Vieles lief dennoch schief. Bei der Entnazifizierung erwies es sich als schwierig, den Filz von Machern und Mitläufern zu durchschauen. Die zuerst zu 70 bis 80 Prozent entlassenen Volksschullehrer musste man schon Ende 1945 dann doch wieder einstellen – es gab zu wenige andere.
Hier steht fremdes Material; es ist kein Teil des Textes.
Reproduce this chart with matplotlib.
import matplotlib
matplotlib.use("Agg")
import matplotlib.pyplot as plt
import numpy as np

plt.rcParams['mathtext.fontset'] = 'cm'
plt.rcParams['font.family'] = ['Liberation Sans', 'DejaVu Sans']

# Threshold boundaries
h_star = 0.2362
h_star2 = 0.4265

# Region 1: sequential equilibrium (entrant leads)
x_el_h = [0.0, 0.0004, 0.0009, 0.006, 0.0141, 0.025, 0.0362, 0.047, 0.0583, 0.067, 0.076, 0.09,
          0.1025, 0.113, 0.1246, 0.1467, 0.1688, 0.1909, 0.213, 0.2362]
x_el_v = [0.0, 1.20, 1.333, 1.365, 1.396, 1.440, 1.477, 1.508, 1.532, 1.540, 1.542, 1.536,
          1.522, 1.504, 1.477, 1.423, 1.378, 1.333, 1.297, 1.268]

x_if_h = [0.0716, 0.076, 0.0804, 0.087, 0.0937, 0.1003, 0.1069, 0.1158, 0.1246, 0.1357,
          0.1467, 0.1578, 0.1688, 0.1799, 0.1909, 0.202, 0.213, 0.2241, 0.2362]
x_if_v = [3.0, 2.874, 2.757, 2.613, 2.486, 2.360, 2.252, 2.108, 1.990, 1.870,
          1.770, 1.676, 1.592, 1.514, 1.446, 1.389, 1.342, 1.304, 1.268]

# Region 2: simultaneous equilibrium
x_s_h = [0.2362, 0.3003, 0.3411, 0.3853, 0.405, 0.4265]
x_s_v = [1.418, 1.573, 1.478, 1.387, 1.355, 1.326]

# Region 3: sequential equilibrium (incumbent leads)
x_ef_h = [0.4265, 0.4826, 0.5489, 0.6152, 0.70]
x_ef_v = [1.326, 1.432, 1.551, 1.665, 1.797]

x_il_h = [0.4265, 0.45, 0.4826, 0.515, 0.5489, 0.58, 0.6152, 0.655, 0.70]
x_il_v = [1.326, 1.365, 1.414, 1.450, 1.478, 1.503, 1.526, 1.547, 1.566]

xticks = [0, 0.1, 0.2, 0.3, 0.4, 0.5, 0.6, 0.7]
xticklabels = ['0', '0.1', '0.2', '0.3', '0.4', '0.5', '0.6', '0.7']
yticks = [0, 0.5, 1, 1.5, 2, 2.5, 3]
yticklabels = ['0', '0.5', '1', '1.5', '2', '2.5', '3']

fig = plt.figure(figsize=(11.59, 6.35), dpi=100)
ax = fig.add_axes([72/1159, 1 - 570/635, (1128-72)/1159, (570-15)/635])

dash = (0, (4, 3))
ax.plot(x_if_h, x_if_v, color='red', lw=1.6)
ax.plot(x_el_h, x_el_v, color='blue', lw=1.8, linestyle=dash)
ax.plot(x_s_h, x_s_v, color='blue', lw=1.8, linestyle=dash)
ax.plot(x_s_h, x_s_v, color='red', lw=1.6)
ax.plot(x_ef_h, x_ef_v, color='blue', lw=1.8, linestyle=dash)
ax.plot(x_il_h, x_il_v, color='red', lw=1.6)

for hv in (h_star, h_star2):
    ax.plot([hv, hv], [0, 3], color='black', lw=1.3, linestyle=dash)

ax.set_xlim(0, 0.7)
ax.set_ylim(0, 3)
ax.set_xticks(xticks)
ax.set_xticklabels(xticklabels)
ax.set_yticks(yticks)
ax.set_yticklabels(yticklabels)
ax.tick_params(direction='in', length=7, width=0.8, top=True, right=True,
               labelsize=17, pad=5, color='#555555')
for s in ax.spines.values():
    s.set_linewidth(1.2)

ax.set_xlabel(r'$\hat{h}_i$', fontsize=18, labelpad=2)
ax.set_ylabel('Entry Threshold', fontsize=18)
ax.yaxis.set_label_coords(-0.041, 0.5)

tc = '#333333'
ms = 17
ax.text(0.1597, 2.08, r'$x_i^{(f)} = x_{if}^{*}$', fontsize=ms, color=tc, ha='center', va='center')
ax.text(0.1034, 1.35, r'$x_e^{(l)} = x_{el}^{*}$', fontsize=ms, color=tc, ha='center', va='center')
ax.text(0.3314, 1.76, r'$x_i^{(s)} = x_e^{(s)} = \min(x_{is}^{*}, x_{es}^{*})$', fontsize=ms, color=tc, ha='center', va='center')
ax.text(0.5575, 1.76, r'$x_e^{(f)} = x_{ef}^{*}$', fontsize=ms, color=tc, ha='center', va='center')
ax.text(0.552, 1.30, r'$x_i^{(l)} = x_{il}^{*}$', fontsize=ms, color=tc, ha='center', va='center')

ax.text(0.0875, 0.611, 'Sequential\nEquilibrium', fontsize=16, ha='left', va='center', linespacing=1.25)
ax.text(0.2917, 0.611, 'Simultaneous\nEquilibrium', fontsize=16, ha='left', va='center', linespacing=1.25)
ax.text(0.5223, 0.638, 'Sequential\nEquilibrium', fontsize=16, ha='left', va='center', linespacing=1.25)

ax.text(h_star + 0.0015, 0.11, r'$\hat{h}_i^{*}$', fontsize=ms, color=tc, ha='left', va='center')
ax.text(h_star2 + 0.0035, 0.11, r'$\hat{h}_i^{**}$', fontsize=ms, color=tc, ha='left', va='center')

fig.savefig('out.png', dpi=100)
Aber die Sozialwissenschaft Amerikas hatte zentral dazu beigetragen, dass es in Deutschland wie in Japan nicht zu illegalen Racheaktionen und zu übergroßer Belastung der Bevölkerung kam, und dass im Lauf der Jahre ein echter Wandel stattfand.

Autoritäre Regimes funktionieren noch immer nach den von Brickner analysierten Prinzipien. Rhetorische Volten der Paranoia, wie Brickner sie nennt, sind überall zu hören. Der ägyptische Sänger Shabaan Abdel Rahim landete nicht nur in Kairo, sondern in der gesamten arabischen Welt mit seinem Song „Ich hasse Israel“ einen Hit.

Solche Phänomene gilt es, mit dem besseren wissenschaftlichen Instrumentarium von heute, und jenseits des Ressentiments, zu erfassen. Erst recht, wenn es darum geht, auch schwer wiegende Mentalitätsunterschiede zu überwinden. Dazu gehört als Minimum, wovon der britische Ausbilder spricht: den Anderen ohne Sonnenbrille in die Augen zu sehen. Und sich selbst.